# EXERCISE OBJECTIVE:
Leave out any pictures and transcribe all other data below exactly.

━━━ GIVEN DATA

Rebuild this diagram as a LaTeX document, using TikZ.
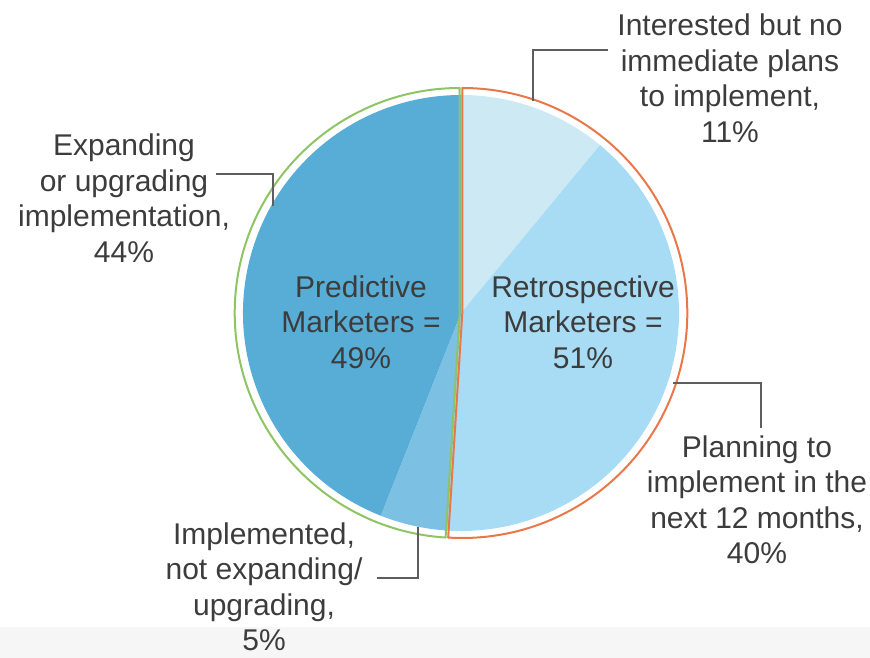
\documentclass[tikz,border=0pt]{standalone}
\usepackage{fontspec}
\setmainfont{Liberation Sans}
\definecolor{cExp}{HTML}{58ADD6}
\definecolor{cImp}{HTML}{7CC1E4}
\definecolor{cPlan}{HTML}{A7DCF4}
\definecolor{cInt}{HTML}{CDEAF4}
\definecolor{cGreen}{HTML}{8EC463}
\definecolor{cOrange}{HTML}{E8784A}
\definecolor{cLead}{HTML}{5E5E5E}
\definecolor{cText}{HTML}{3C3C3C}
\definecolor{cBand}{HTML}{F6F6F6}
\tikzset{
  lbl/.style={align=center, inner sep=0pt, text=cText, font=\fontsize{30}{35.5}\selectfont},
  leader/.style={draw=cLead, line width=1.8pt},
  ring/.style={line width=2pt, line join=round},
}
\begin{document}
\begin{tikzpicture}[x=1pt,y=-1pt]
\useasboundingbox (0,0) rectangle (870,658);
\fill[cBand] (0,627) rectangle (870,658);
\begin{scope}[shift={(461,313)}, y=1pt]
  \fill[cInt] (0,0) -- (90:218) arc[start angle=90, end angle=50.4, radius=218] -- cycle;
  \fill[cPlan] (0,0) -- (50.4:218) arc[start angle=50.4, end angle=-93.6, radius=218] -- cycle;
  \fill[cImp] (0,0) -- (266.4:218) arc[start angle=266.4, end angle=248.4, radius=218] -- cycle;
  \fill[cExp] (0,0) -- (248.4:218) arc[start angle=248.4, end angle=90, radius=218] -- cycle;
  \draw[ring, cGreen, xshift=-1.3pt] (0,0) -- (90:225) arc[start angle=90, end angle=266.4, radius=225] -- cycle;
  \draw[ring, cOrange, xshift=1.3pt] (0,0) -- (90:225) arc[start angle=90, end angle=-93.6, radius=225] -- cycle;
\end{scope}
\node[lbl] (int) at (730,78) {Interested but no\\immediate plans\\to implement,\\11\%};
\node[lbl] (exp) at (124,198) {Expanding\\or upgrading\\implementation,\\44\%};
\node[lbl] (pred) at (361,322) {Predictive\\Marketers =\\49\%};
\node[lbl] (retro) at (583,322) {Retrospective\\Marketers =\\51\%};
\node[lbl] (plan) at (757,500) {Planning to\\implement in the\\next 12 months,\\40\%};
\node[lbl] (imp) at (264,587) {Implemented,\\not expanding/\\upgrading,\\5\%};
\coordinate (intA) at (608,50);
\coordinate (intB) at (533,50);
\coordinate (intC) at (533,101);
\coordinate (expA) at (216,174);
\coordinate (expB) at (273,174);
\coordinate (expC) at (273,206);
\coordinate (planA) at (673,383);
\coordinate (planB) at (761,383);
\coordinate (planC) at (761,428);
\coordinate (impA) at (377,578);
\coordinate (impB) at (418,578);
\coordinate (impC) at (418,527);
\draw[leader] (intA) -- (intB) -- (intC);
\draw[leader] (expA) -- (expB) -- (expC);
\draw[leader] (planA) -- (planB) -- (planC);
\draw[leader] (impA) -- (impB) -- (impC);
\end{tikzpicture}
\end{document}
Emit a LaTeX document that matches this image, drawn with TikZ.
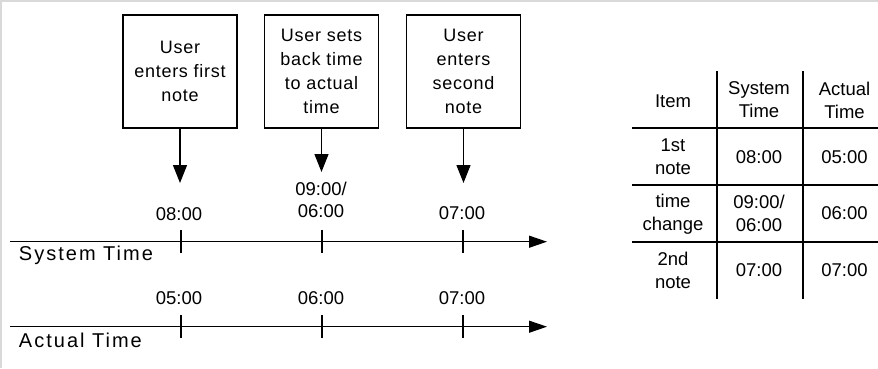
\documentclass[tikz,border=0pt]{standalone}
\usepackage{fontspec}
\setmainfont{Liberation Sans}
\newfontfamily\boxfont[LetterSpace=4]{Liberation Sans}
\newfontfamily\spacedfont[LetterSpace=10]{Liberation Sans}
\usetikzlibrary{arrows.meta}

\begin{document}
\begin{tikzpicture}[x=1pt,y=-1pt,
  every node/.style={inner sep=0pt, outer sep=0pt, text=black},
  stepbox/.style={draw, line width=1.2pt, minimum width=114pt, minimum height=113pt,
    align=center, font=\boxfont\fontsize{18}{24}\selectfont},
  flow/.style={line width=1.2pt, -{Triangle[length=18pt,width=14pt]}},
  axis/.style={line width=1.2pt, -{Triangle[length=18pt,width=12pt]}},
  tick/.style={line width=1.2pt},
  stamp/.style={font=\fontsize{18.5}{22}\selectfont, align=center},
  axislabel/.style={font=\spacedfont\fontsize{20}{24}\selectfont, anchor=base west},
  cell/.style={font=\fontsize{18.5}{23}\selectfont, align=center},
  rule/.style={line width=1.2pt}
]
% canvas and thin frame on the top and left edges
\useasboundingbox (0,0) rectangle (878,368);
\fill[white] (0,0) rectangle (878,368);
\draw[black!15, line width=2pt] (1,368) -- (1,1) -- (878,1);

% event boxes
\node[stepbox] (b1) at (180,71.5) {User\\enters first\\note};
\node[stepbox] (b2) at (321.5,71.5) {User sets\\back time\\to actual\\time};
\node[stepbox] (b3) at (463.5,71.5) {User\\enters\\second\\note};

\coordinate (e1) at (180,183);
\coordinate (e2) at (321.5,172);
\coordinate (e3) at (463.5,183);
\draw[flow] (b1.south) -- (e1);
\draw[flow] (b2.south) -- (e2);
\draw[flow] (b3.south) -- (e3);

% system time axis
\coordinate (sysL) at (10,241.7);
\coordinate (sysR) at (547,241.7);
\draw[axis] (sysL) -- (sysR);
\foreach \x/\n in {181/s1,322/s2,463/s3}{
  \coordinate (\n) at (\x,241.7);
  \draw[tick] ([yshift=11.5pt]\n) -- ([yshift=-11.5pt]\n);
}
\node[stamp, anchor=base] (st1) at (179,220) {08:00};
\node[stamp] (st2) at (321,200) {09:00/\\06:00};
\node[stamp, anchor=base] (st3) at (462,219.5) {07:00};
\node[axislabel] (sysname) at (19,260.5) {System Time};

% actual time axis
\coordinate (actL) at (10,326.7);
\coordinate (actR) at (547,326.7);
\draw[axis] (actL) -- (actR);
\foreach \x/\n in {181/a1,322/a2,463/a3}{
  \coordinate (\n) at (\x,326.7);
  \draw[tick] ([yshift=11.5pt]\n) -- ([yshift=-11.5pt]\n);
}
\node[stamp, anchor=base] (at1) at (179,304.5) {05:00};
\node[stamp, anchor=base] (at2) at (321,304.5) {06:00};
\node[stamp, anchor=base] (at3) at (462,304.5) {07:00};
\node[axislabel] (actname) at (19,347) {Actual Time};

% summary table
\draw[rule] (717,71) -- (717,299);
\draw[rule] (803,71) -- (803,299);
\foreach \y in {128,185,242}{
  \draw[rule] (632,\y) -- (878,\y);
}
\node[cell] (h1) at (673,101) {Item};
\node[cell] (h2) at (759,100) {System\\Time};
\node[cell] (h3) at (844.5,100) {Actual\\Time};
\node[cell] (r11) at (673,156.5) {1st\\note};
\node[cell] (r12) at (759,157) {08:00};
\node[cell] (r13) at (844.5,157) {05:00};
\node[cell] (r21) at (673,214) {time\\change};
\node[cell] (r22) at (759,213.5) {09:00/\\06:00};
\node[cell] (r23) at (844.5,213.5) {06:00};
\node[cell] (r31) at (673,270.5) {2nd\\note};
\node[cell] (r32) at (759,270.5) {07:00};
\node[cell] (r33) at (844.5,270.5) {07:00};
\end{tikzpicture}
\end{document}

━━━━━━

# SOLUTION:
Rebuild this diagram as a LaTeX document, using TikZ.
\documentclass[tikz,border=0pt]{standalone}
\usepackage{fontspec}
\setmainfont{Liberation Sans}
\definecolor{cExp}{HTML}{58ADD6}
\definecolor{cImp}{HTML}{7CC1E4}
\definecolor{cPlan}{HTML}{A7DCF4}
\definecolor{cInt}{HTML}{CDEAF4}
\definecolor{cGreen}{HTML}{8EC463}
\definecolor{cOrange}{HTML}{E8784A}
\definecolor{cLead}{HTML}{5E5E5E}
\definecolor{cText}{HTML}{3C3C3C}
\definecolor{cBand}{HTML}{F6F6F6}
\tikzset{
  lbl/.style={align=center, inner sep=0pt, text=cText, font=\fontsize{30}{35.5}\selectfont},
  leader/.style={draw=cLead, line width=1.8pt},
  ring/.style={line width=2pt, line join=round},
}
\begin{document}
\begin{tikzpicture}[x=1pt,y=-1pt]
\useasboundingbox (0,0) rectangle (870,658);
\fill[cBand] (0,627) rectangle (870,658);
\begin{scope}[shift={(461,313)}, y=1pt]
  \fill[cInt] (0,0) -- (90:218) arc[start angle=90, end angle=50.4, radius=218] -- cycle;
  \fill[cPlan] (0,0) -- (50.4:218) arc[start angle=50.4, end angle=-93.6, radius=218] -- cycle;
  \fill[cImp] (0,0) -- (266.4:218) arc[start angle=266.4, end angle=248.4, radius=218] -- cycle;
  \fill[cExp] (0,0) -- (248.4:218) arc[start angle=248.4, end angle=90, radius=218] -- cycle;
  \draw[ring, cGreen, xshift=-1.3pt] (0,0) -- (90:225) arc[start angle=90, end angle=266.4, radius=225] -- cycle;
  \draw[ring, cOrange, xshift=1.3pt] (0,0) -- (90:225) arc[start angle=90, end angle=-93.6, radius=225] -- cycle;
\end{scope}
\node[lbl] (int) at (730,78) {Interested but no\\immediate plans\\to implement,\\11\%};
\node[lbl] (exp) at (124,198) {Expanding\\or upgrading\\implementation,\\44\%};
\node[lbl] (pred) at (361,322) {Predictive\\Marketers =\\49\%};
\node[lbl] (retro) at (583,322) {Retrospective\\Marketers =\\51\%};
\node[lbl] (plan) at (757,500) {Planning to\\implement in the\\next 12 months,\\40\%};
\node[lbl] (imp) at (264,587) {Implemented,\\not expanding/\\upgrading,\\5\%};
\coordinate (intA) at (608,50);
\coordinate (intB) at (533,50);
\coordinate (intC) at (533,101);
\coordinate (expA) at (216,174);
\coordinate (expB) at (273,174);
\coordinate (expC) at (273,206);
\coordinate (planA) at (673,383);
\coordinate (planB) at (761,383);
\coordinate (planC) at (761,428);
\coordinate (impA) at (377,578);
\coordinate (impB) at (418,578);
\coordinate (impC) at (418,527);
\draw[leader] (intA) -- (intB) -- (intC);
\draw[leader] (expA) -- (expB) -- (expC);
\draw[leader] (planA) -- (planB) -- (planC);
\draw[leader] (impA) -- (impB) -- (impC);
\end{tikzpicture}
\end{document}
Emit a LaTeX document that matches this image, drawn with TikZ.
\documentclass[tikz,border=0pt]{standalone}
\usepackage{fontspec}
\setmainfont{Liberation Sans}
\newfontfamily\boxfont[LetterSpace=4]{Liberation Sans}
\newfontfamily\spacedfont[LetterSpace=10]{Liberation Sans}
\usetikzlibrary{arrows.meta}

\begin{document}
\begin{tikzpicture}[x=1pt,y=-1pt,
  every node/.style={inner sep=0pt, outer sep=0pt, text=black},
  stepbox/.style={draw, line width=1.2pt, minimum width=114pt, minimum height=113pt,
    align=center, font=\boxfont\fontsize{18}{24}\selectfont},
  flow/.style={line width=1.2pt, -{Triangle[length=18pt,width=14pt]}},
  axis/.style={line width=1.2pt, -{Triangle[length=18pt,width=12pt]}},
  tick/.style={line width=1.2pt},
  stamp/.style={font=\fontsize{18.5}{22}\selectfont, align=center},
  axislabel/.style={font=\spacedfont\fontsize{20}{24}\selectfont, anchor=base west},
  cell/.style={font=\fontsize{18.5}{23}\selectfont, align=center},
  rule/.style={line width=1.2pt}
]
% canvas and thin frame on the top and left edges
\useasboundingbox (0,0) rectangle (878,368);
\fill[white] (0,0) rectangle (878,368);
\draw[black!15, line width=2pt] (1,368) -- (1,1) -- (878,1);

% event boxes
\node[stepbox] (b1) at (180,71.5) {User\\enters first\\note};
\node[stepbox] (b2) at (321.5,71.5) {User sets\\back time\\to actual\\time};
\node[stepbox] (b3) at (463.5,71.5) {User\\enters\\second\\note};

\coordinate (e1) at (180,183);
\coordinate (e2) at (321.5,172);
\coordinate (e3) at (463.5,183);
\draw[flow] (b1.south) -- (e1);
\draw[flow] (b2.south) -- (e2);
\draw[flow] (b3.south) -- (e3);

% system time axis
\coordinate (sysL) at (10,241.7);
\coordinate (sysR) at (547,241.7);
\draw[axis] (sysL) -- (sysR);
\foreach \x/\n in {181/s1,322/s2,463/s3}{
  \coordinate (\n) at (\x,241.7);
  \draw[tick] ([yshift=11.5pt]\n) -- ([yshift=-11.5pt]\n);
}
\node[stamp, anchor=base] (st1) at (179,220) {08:00};
\node[stamp] (st2) at (321,200) {09:00/\\06:00};
\node[stamp, anchor=base] (st3) at (462,219.5) {07:00};
\node[axislabel] (sysname) at (19,260.5) {System Time};

% actual time axis
\coordinate (actL) at (10,326.7);
\coordinate (actR) at (547,326.7);
\draw[axis] (actL) -- (actR);
\foreach \x/\n in {181/a1,322/a2,463/a3}{
  \coordinate (\n) at (\x,326.7);
  \draw[tick] ([yshift=11.5pt]\n) -- ([yshift=-11.5pt]\n);
}
\node[stamp, anchor=base] (at1) at (179,304.5) {05:00};
\node[stamp, anchor=base] (at2) at (321,304.5) {06:00};
\node[stamp, anchor=base] (at3) at (462,304.5) {07:00};
\node[axislabel] (actname) at (19,347) {Actual Time};

% summary table
\draw[rule] (717,71) -- (717,299);
\draw[rule] (803,71) -- (803,299);
\foreach \y in {128,185,242}{
  \draw[rule] (632,\y) -- (878,\y);
}
\node[cell] (h1) at (673,101) {Item};
\node[cell] (h2) at (759,100) {System\\Time};
\node[cell] (h3) at (844.5,100) {Actual\\Time};
\node[cell] (r11) at (673,156.5) {1st\\note};
\node[cell] (r12) at (759,157) {08:00};
\node[cell] (r13) at (844.5,157) {05:00};
\node[cell] (r21) at (673,214) {time\\change};
\node[cell] (r22) at (759,213.5) {09:00/\\06:00};
\node[cell] (r23) at (844.5,213.5) {06:00};
\node[cell] (r31) at (673,270.5) {2nd\\note};
\node[cell] (r32) at (759,270.5) {07:00};
\node[cell] (r33) at (844.5,270.5) {07:00};
\end{tikzpicture}
\end{document}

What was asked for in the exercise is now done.